Suppose I need to run two concurrent computations, wait for both of them, and then combine their results. More specifically, I need to run f1: X1 => Y1 and f2: X2 => Y2 concurrently and then call f: (Y1, Y2) => Y to finally get a value of Y.

I can create future computations fut1: X1 => Future[Y1] and fut2: X2 => Future[Y2] and then compose them to get fut: (X1, X2) => Future[Y] using monadic composition.

The problem is that monadic composition implies sequential wait. In our case it implies that we wait for one future first and then we will wait for another. For instance. if it takes 2 sec. to the first future to complete and just 1 sec. to the 2nd future to fail we waste 1 sec.

Thus it looks like we need an applicative composition of the futures to wait till either both complete or at least one future fails. Does it make sense ? How would you implement <*> for futures ?

4条回答
做个烂人
2楼-- · 2019-02-17 09:32

Your post seems to contain two more or less independent questions. I will address the concrete practical problem of running two concurrent computations first. The question about Applicative is answered in the very end.

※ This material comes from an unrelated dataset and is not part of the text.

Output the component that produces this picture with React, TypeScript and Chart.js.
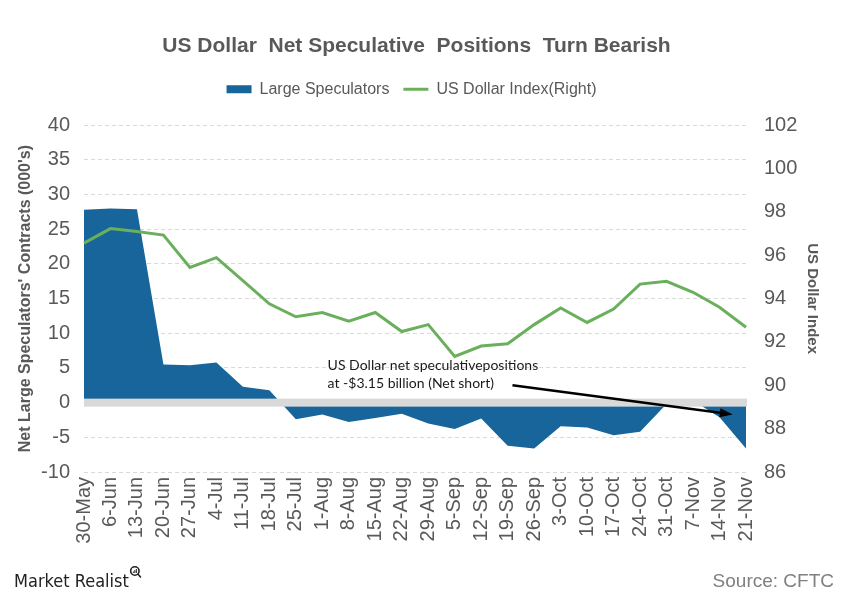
import React, { useEffect, useRef } from "react";
import { Chart, registerables } from "chart.js";

Chart.register(...registerables);

const categories = [
  "30-May", "6-Jun", "13-Jun", "20-Jun", "27-Jun", "4-Jul", "11-Jul", "18-Jul",
  "25-Jul", "1-Aug", "8-Aug", "15-Aug", "22-Aug", "29-Aug", "5-Sep", "12-Sep",
  "19-Sep", "26-Sep", "3-Oct", "10-Oct", "17-Oct", "24-Oct", "31-Oct", "7-Nov",
  "14-Nov", "21-Nov",
];

const largeSpeculators = [
  27.8, 28.0, 27.9, 5.5, 5.4, 5.8, 2.3, 1.8,
  -2.4, -1.7, -2.8, -2.2, -1.6, -3.0, -3.8, -2.3,
  -6.2, -6.6, -3.4, -3.6, -4.7, -4.2, -0.2, 0.3,
  -2.1, -6.6,
];

const dollarIndex = [
  96.56, 97.23, 97.1, 96.93, 95.44, 95.89, 94.83, 93.76,
  93.16, 93.36, 92.96, 93.36, 92.48, 92.8, 91.33, 91.81,
  91.92, 92.8, 93.57, 92.9, 93.52, 94.67, 94.8, 94.29,
  93.6, 92.68,
];

const leftTicks = { min: -10, max: 40, step: 5 };
const rightTicks = { min: 86, max: 102, step: 2 };

const annotationLines = [
  "US Dollar net speculativepositions",
  "at -$3.15 billion (Net short)",
];
// annotation anchors in data coordinates: [category index, left-axis value]
const annotationTextAnchor = [9.2, 5.4];
const arrowStart = [16.18, 2.5];
const arrowEnd = [24.5, -1.7];

const BLUE = "#17659a";
const GREEN = "#6ab05c";
const TEXT = "#595959";
const FONT = "'Liberation Sans', Arial, sans-serif";

export default function App() {
  const ref = useRef<HTMLCanvasElement | null>(null);

  useEffect(() => {
    document.body.style.margin = "0";
    const canvas = ref.current;
    if (!canvas) return;

    const headerLayout = {
      id: "headerLayout",
      beforeInit(chart: any) {
        const lg = chart.legend;
        if (!lg) return;
        const orig = lg.fit;
        lg.fit = function () {
          orig.call(this);
          this.height += 18;
        };
      },
      afterLayout(chart: any) {
        // the reference centres its header slightly left of the canvas centre
        if (chart.titleBlock) chart.titleBlock.left -= 12;
        if (chart.legend) chart.legend.left -= 22;
      },
    };

    const zeroBand = {
      id: "zeroBand",
      afterDatasetsDraw(chart: any) {
        const { ctx, chartArea, scales } = chart;
        const y0 = scales.y.getPixelForValue(0);
        ctx.save();
        ctx.fillStyle = "#d9d9d9";
        ctx.fillRect(chartArea.left, y0 - 4, chartArea.right - chartArea.left + 1, 8);
        ctx.restore();
      },
    };

    const annotation = {
      id: "annotation",
      afterDraw(chart: any) {
        const { ctx, scales } = chart;
        const xs = scales.x;
        const ys = scales.y;
        ctx.save();
        ctx.fillStyle = "#1a1a1a";
        ctx.font = "14px Lato, 'Open Sans', sans-serif";
        ctx.textBaseline = "middle";
        ctx.textAlign = "left";
        const tx = xs.getPixelForValue(annotationTextAnchor[0]);
        const ty = ys.getPixelForValue(annotationTextAnchor[1]);
        annotationLines.forEach((l, i) => ctx.fillText(l, tx, ty + i * 18.5));

        const x1 = xs.getPixelForValue(arrowStart[0]);
        const y1 = ys.getPixelForValue(arrowStart[1]);
        const x2 = xs.getPixelForValue(arrowEnd[0]);
        const y2 = ys.getPixelForValue(arrowEnd[1]);
        const ang = Math.atan2(y2 - y1, x2 - x1);
        const hl = 13, hw = 4.5;
        const bx = x2 - Math.cos(ang) * hl;
        const by = y2 - Math.sin(ang) * hl;
        ctx.strokeStyle = "#000";
        ctx.lineWidth = 2.5;
        ctx.beginPath();
        ctx.moveTo(x1, y1);
        ctx.lineTo(bx, by);
        ctx.stroke();
        ctx.fillStyle = "#000";
        ctx.beginPath();
        ctx.moveTo(x2, y2);
        ctx.lineTo(bx + Math.sin(ang) * hw, by - Math.cos(ang) * hw);
        ctx.lineTo(bx - Math.sin(ang) * hw, by + Math.cos(ang) * hw);
        ctx.closePath();
        ctx.fill();

        // footer
        ctx.textBaseline = "alphabetic";
        ctx.fillStyle = "#222";
        ctx.font = "18px 'Liberation Sans Narrow', 'DejaVu Sans Condensed', sans-serif";
        ctx.fillText("Market Realist", 14, 587);
        const mw = ctx.measureText("Market Realist").width;
        const cx = 14 + mw + 6, cy = 571;
        ctx.lineWidth = 1.6;
        ctx.strokeStyle = "#222";
        ctx.beginPath();
        ctx.arc(cx, cy, 4.2, 0, Math.PI * 2);
        ctx.stroke();
        ctx.beginPath();
        ctx.moveTo(cx + 3, cy + 3);
        ctx.lineTo(cx + 6, cy + 6.5);
        ctx.stroke();
        ctx.lineWidth = 1;
        ctx.beginPath();
        ctx.moveTo(cx - 1.5, cy + 2); ctx.lineTo(cx - 1.5, cy + 0.5);
        ctx.moveTo(cx, cy + 2); ctx.lineTo(cx, cy - 1);
        ctx.moveTo(cx + 1.5, cy + 2); ctx.lineTo(cx + 1.5, cy - 2);
        ctx.stroke();

        ctx.textAlign = "right";
        ctx.fillStyle = "#808080";
        ctx.font = "19px " + FONT;
        ctx.fillText("Source: CFTC", 834, 587);
        ctx.restore();
      },
    };

    const chart = new Chart(canvas, {
      type: "line",
      data: {
        labels: categories,
        datasets: [
          {
            label: "Large Speculators",
            data: largeSpeculators,
            yAxisID: "y",
            fill: "origin",
            backgroundColor: BLUE,
            borderColor: BLUE,
            borderWidth: 0,
            pointRadius: 0,
            tension: 0,
            order: 2,
          },
          {
            label: "US Dollar Index(Right)",
            data: dollarIndex,
            yAxisID: "y1",
            fill: false,
            borderColor: GREEN,
            backgroundColor: GREEN,
            borderWidth: 3,
            pointRadius: 0,
            tension: 0,
            order: 1,
          },
        ],
      },
      options: {
        responsive: false,
        animation: false,
        layout: { padding: { left: 0, right: 0, top: 0, bottom: 48 } },
        plugins: {
          title: {
            display: true,
            text: "US Dollar  Net Speculative  Positions  Turn Bearish",
            color: TEXT,
            font: { family: FONT, size: 21, weight: "bold" },
            padding: { top: 34, bottom: 8 },
          },
          legend: {
            display: true,
            labels: {
              color: TEXT,
              font: { family: FONT, size: 16 },
              usePointStyle: true,
              pointStyleWidth: 25,
              boxHeight: 8,
              padding: 14,
              generateLabels: () => [
                {
                  text: "Large Speculators",
                  fillStyle: BLUE,
                  strokeStyle: BLUE,
                  lineWidth: 0,
                  pointStyle: "rect",
                  datasetIndex: 0,
                  fontColor: TEXT,
                },
                {
                  text: "US Dollar Index(Right)",
                  fillStyle: GREEN,
                  strokeStyle: GREEN,
                  lineWidth: 3,
                  pointStyle: "line",
                  datasetIndex: 1,
                  fontColor: TEXT,
                },
              ],
            },
          },
          tooltip: { enabled: false },
        },
        scales: {
          x: {
            type: "category",
            offset: false,
            grid: { display: false, drawTicks: false },
            border: { display: false },
            ticks: {
              color: TEXT,
              font: { family: FONT, size: 20 },
              minRotation: 90,
              maxRotation: 90,
              autoSkip: false,
              padding: 5,
            },
            afterFit: (s: any) => { s.height = 80; },
          },
          y: {
            position: "left",
            min: leftTicks.min,
            max: leftTicks.max,
            ticks: {
              stepSize: leftTicks.step,
              color: TEXT,
              font: { family: FONT, size: 20 },
              padding: 14,
            },
            grid: { color: "#d9d9d9", lineWidth: 1, drawTicks: false },
            border: { display: false, dash: [4, 3] },
            title: {
              display: true,
              text: "Net Large Speculators' Contracts (000's)",
              color: TEXT,
              font: { family: FONT, size: 16, weight: "bold" },
              padding: { top: 16, bottom: 0 },
            },
            afterFit: (s: any) => { s.width = 84; },
          },
          y1: {
            position: "right",
            min: rightTicks.min,
            max: rightTicks.max,
            ticks: {
              stepSize: rightTicks.step,
              color: TEXT,
              font: { family: FONT, size: 20 },
              padding: 18,
            },
            grid: { display: false, drawTicks: false },
            border: { display: false },
            title: {
              display: true,
              text: "US Dollar Index",
              color: TEXT,
              font: { family: FONT, size: 15, weight: "bold" },
              padding: { top: 24, bottom: 0 },
            },
            afterFit: (s: any) => { s.width = 99; },
          },
        },
      },
      plugins: [headerLayout, zeroBand, annotation],
    } as any);

    return () => chart.destroy();
  }, []);

  return <canvas ref={ref} width={845} height={600} style={{ display: "block" }} />;
}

Suppose you have two asynchronous functions:

val f1: X1 => Future[Y1]
val f2: X2 => Future[Y2]

And two values:

val x1: X1
val x2: X2  

Now you can start the computations in multiple different ways. Let's take a look at some of them.

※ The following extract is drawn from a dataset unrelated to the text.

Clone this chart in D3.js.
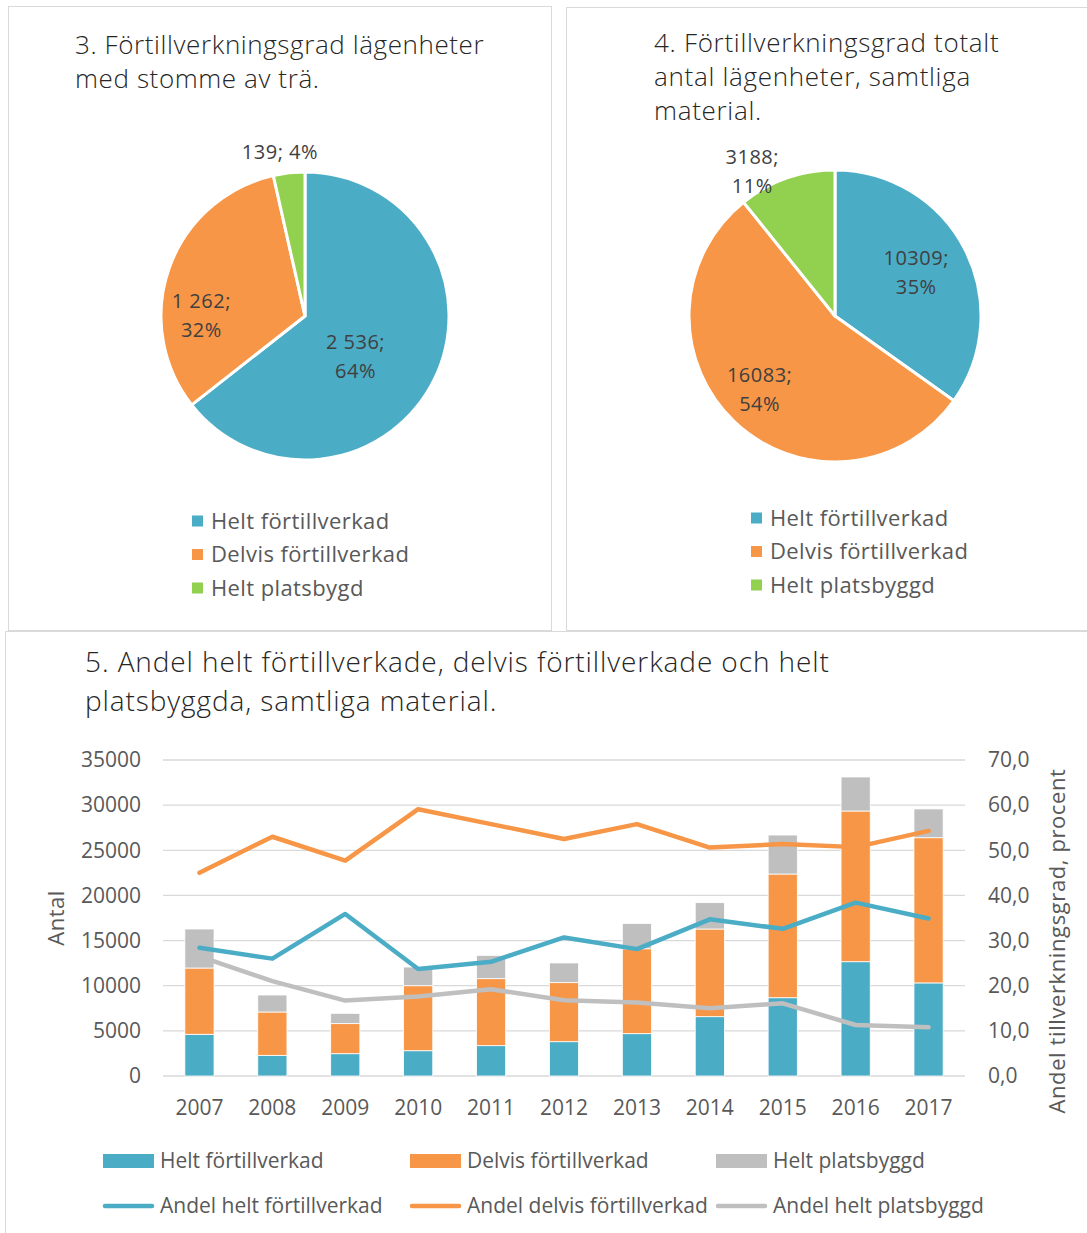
<!DOCTYPE html>
<html lang="sv">
<head>
<meta charset="utf-8">
<title>Förtillverkningsgrad</title>
<script src="https://cdn.jsdelivr.net/npm/d3@7"></script>
<style>
  body { margin: 0; background: #fff; }
  svg { display: block; font-family: "Open Sans", sans-serif; }
</style>
</head>
<body>
<script>
// data
var pieCats = ["Helt förtillverkad", "Delvis förtillverkad", "Helt platsbygd"];
var pieCats2 = ["Helt förtillverkad", "Delvis förtillverkad", "Helt platsbyggd"];
var pieTra = [2536, 1262, 139];
var pieTraLabels = [["2 536;", "64%"], ["1 262;", "32%"], ["139; 4%"]];
var pieTotal = [10309, 16083, 3188];
var pieTotalLabels = [["10309;", "35%"], ["16083;", "54%"], ["3188;", "11%"]];

var years = ["2007","2008","2009","2010","2011","2012","2013","2014","2015","2016","2017"];
var helt    = [4620, 2290, 2470, 2800, 3360, 3800, 4690, 6570, 8670, 12660, 10309];
var delvis  = [7340, 4800, 3330, 7200, 7420, 6540, 9400, 9710, 13700, 16690, 16083];
var plats   = [4320, 1880, 1140, 2070, 2580, 2180, 2800, 2920, 4320, 3770, 3188];
var andelHelt   = [28.4, 26.0, 35.9, 23.7, 25.3, 30.7, 28.1, 34.7, 32.6, 38.4, 34.9];
var andelDelvis = [45.0, 53.0, 47.7, 59.1, 55.8, 52.5, 55.8, 50.6, 51.4, 50.7, 54.3];
var andelPlats  = [26.5, 21.0, 16.7, 17.6, 19.2, 16.8, 16.3, 15.0, 16.1, 11.3, 10.8];
var leftTicks = [0, 5000, 10000, 15000, 20000, 25000, 30000, 35000];
var rightTicks = [0, 10, 20, 30, 40, 50, 60, 70];

var colors = ["#4BACC6", "#F79646", "#92D050"];
var barColors = ["#4BACC6", "#F79646", "#BFBFBF"];

var svg = d3.select("body").append("svg")
  .attr("width", 1087).attr("height", 1233);

// panel frames
svg.append("rect").attr("x", 8.5).attr("y", 6.5).attr("width", 543).attr("height", 624)
  .attr("fill", "none").attr("stroke", "#d9d9d9");
svg.append("rect").attr("x", 566.5).attr("y", 7.5).attr("width", 530).attr("height", 623)
  .attr("fill", "none").attr("stroke", "#d9d9d9");
svg.append("rect").attr("x", 5.5).attr("y", 631.5).attr("width", 1090).attr("height", 610)
  .attr("fill", "#fff").attr("stroke", "#d9d9d9");

function title(x, y, lines, size, lh, ls) {
  var t = svg.append("text").attr("x", x).attr("y", y)
    .attr("font-size", size).attr("font-weight", 300).attr("fill", "#262626")
    .attr("letter-spacing", ls);
  lines.forEach(function(l, i) {
    t.append("tspan").attr("x", x).attr("dy", i ? lh : 0).text(l);
  });
}

function drawPie(cx, cy, r, values, labels, place, cats, legX, legY) {
  var g = svg.append("g").attr("transform", "translate(" + cx + "," + cy + ")");
  var arcs = d3.pie().sort(null)(values);
  var arc = d3.arc().innerRadius(0).outerRadius(r);
  g.selectAll("path").data(arcs).enter().append("path")
    .attr("d", arc)
    .attr("fill", function(d, i) { return colors[i]; })
    .attr("stroke", "#fff").attr("stroke-width", 3).attr("stroke-linejoin", "round");

  labels.forEach(function(lab, i) {
    var a = place[i][0] * Math.PI / 180, rr = place[i][1] * r;
    var lx = Math.sin(a) * rr, ly = -Math.cos(a) * rr;
    var t = g.append("text").attr("text-anchor", "middle")
      .attr("font-size", 20).attr("letter-spacing", 0.5).attr("fill", "#404040");
    lab.forEach(function(s, j) {
      t.append("tspan").attr("x", lx)
        .attr("y", ly + (j - (lab.length - 1) / 2) * 29)
        .attr("dy", "0.35em").text(s);
    });
  });

  var leg = svg.append("g").selectAll("g").data(cats).enter().append("g")
    .attr("transform", function(d, i) { return "translate(" + legX + "," + (legY + i * 33.5) + ")"; });
  leg.append("rect").attr("x", 0).attr("y", -5.5).attr("width", 11).attr("height", 11)
    .attr("fill", function(d, i) { return colors[i]; });
  leg.append("text").attr("x", 19).attr("dy", "0.35em")
    .attr("font-size", 22).attr("letter-spacing", 0.4).attr("fill", "#595959").text(function(d) { return d; });
}

title(75, 54, ["3. Förtillverkningsgrad lägenheter", "med stomme av trä."], 26, 34, 0.6);
title(654, 52, ["4. Förtillverkningsgrad totalt", "antal lägenheter, samtliga", "material."], 26, 34, 0.7);

drawPie(305, 316, 144, pieTra, pieTraLabels,
  [[128.8, 0.45], [270.5, 0.72], [351.3, 1.15]], pieCats, 192, 521);
drawPie(835, 316, 146, pieTotal, pieTotalLabels,
  [[62, 0.63], [225.8, 0.72], [330.2, 1.14]], pieCats2, 751, 518);

// combo chart
title(85, 672, ["5. Andel helt förtillverkade, delvis förtillverkade och helt", "platsbyggda, samtliga material."], 28, 39, 0.9);

var x = d3.scaleBand().domain(years).range([163, 965]).paddingInner(0.6).paddingOuter(0.3);
var yL = d3.scaleLinear().domain([0, 35000]).range([1076, 760]);
var yR = d3.scaleLinear().domain([0, 70]).range([1076, 760]);

svg.append("g").selectAll("line").data(leftTicks).enter().append("line")
  .attr("x1", 163).attr("x2", 965)
  .attr("y1", function(d) { return yL(d); }).attr("y2", function(d) { return yL(d); })
  .attr("stroke", "#d9d9d9").attr("stroke-width", 1.3);

var axL = svg.append("g").attr("transform", "translate(163,0)")
  .call(d3.axisLeft(yL).tickValues(leftTicks).tickSize(0).tickPadding(22).tickFormat(d3.format("d")));
var axR = svg.append("g").attr("transform", "translate(965,0)")
  .call(d3.axisRight(yR).tickValues(rightTicks).tickSize(0).tickPadding(23)
    .tickFormat(function(d) { return d3.format(".1f")(d).replace(".", ","); }));
var axB = svg.append("g").attr("transform", "translate(0,1076)")
  .call(d3.axisBottom(x).tickSize(0).tickPadding(24));
[axL, axR, axB].forEach(function(a) {
  a.select(".domain").remove();
  a.selectAll("text").attr("font-size", 21).attr("fill", "#595959")
    .attr("font-family", "Open Sans, sans-serif");
});

svg.append("text").attr("transform", "translate(64,918) rotate(-90)")
  .attr("text-anchor", "middle").attr("font-size", 22).attr("letter-spacing", 0.5)
  .attr("fill", "#595959").text("Antal");
svg.append("text").attr("transform", "translate(1065,941) rotate(-90)")
  .attr("text-anchor", "middle").attr("font-size", 22).attr("letter-spacing", 0.6)
  .attr("fill", "#595959").text("Andel tillverkningsgrad, procent");

var table = years.map(function(y, i) { return { year: y, helt: helt[i], delvis: delvis[i], plats: plats[i] }; });
var stack = d3.stack().keys(["helt", "delvis", "plats"])(table);
svg.append("g").selectAll("g").data(stack).enter().append("g")
    .attr("fill", function(d, i) { return barColors[i]; })
  .selectAll("rect").data(function(d) { return d; }).enter().append("rect")
    .attr("x", function(d) { return x(d.data.year); })
    .attr("width", x.bandwidth())
    .attr("y", function(d) { return yL(d[1]); })
    .attr("height", function(d) { return yL(d[0]) - yL(d[1]); })
    .attr("stroke", "#fff").attr("stroke-width", 0.8);

var line = d3.line()
  .x(function(d, i) { return x(years[i]) + x.bandwidth() / 2; })
  .y(function(d) { return yR(d); });
[andelHelt, andelDelvis, andelPlats].forEach(function(s, i) {
  svg.append("path").datum(s).attr("d", line).attr("fill", "none")
    .attr("stroke", barColors[i]).attr("stroke-width", 4.5)
    .attr("stroke-linejoin", "round").attr("stroke-linecap", "round");
});

// legend
var legItems = [
  { t: "Helt förtillverkad", c: barColors[0], bar: true },
  { t: "Delvis förtillverkad", c: barColors[1], bar: true },
  { t: "Helt platsbyggd", c: barColors[2], bar: true },
  { t: "Andel helt förtillverkad", c: barColors[0], bar: false },
  { t: "Andel delvis förtillverkad", c: barColors[1], bar: false },
  { t: "Andel helt platsbyggd", c: barColors[2], bar: false }
];
var legX = [103, 410, 716];
var lg = svg.append("g").selectAll("g").data(legItems).enter().append("g")
  .attr("transform", function(d, i) { return "translate(" + legX[i % 3] + "," + (i < 3 ? 1161 : 1206) + ")"; });
lg.filter(function(d) { return d.bar; }).append("rect")
  .attr("x", 0).attr("y", -7).attr("width", 51).attr("height", 14).attr("fill", function(d) { return d.c; });
lg.filter(function(d) { return !d.bar; }).append("line")
  .attr("x1", 2).attr("x2", 49).attr("stroke", function(d) { return d.c; })
  .attr("stroke-width", 4.5).attr("stroke-linecap", "round");
lg.append("text").attr("x", 57).attr("dy", "0.35em").attr("font-size", 21)
  .attr("fill", "#595959").text(function(d) { return d.t; });
</script>
</body>
</html>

Starting computations outside of for (parallel)

Suppose you do this:

val y1: Future[Y1] = f1(x1)
val y2: Future[Y2] = f2(x2)

Now, the computations f1 and f2 are already running. It does not matter in which order you collect the results. You could do it with a for-comprehension:

val y: Future[(Y1,Y2)] = for(res1 <- y1; res2 <- y2) yield (res1,res2)

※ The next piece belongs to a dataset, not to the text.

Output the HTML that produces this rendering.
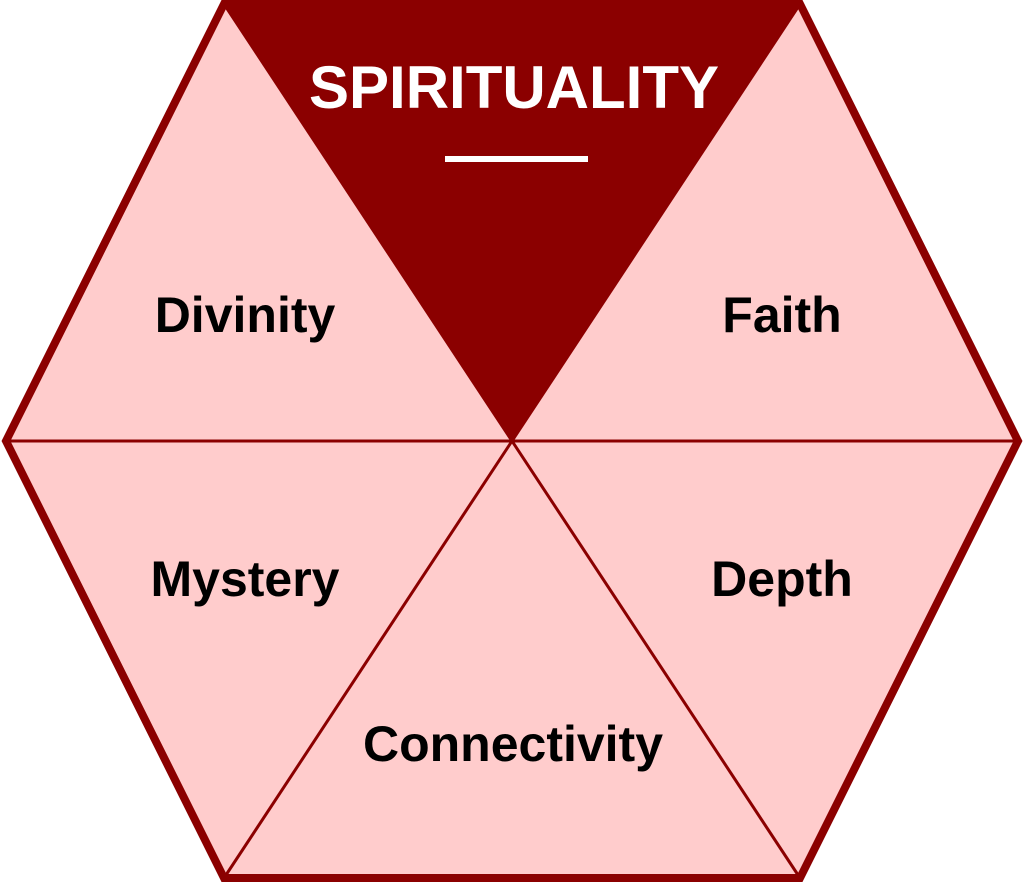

Using the expressions y1 and y2 in the for-comprehension does not interfere with the order of computation of y1 and y2, they are still being computed in parallel.

Starting computations inside of for (sequential)

If we simply take the definitions of y1 and y2, and plug them into the for comprehension directly, we will still get the same result, but the order of execution will be different:

val y = for (res1 <- f1(x1); res2 <- f2(x2)) yield (res1, res2)

translates into

val y = f1(x1).flatMap{ res1 => f2(x2).map{ res2 => (res1, res2) } }

in particular, the second computation starts after the first one has terminated. This is usually not what one wants to have.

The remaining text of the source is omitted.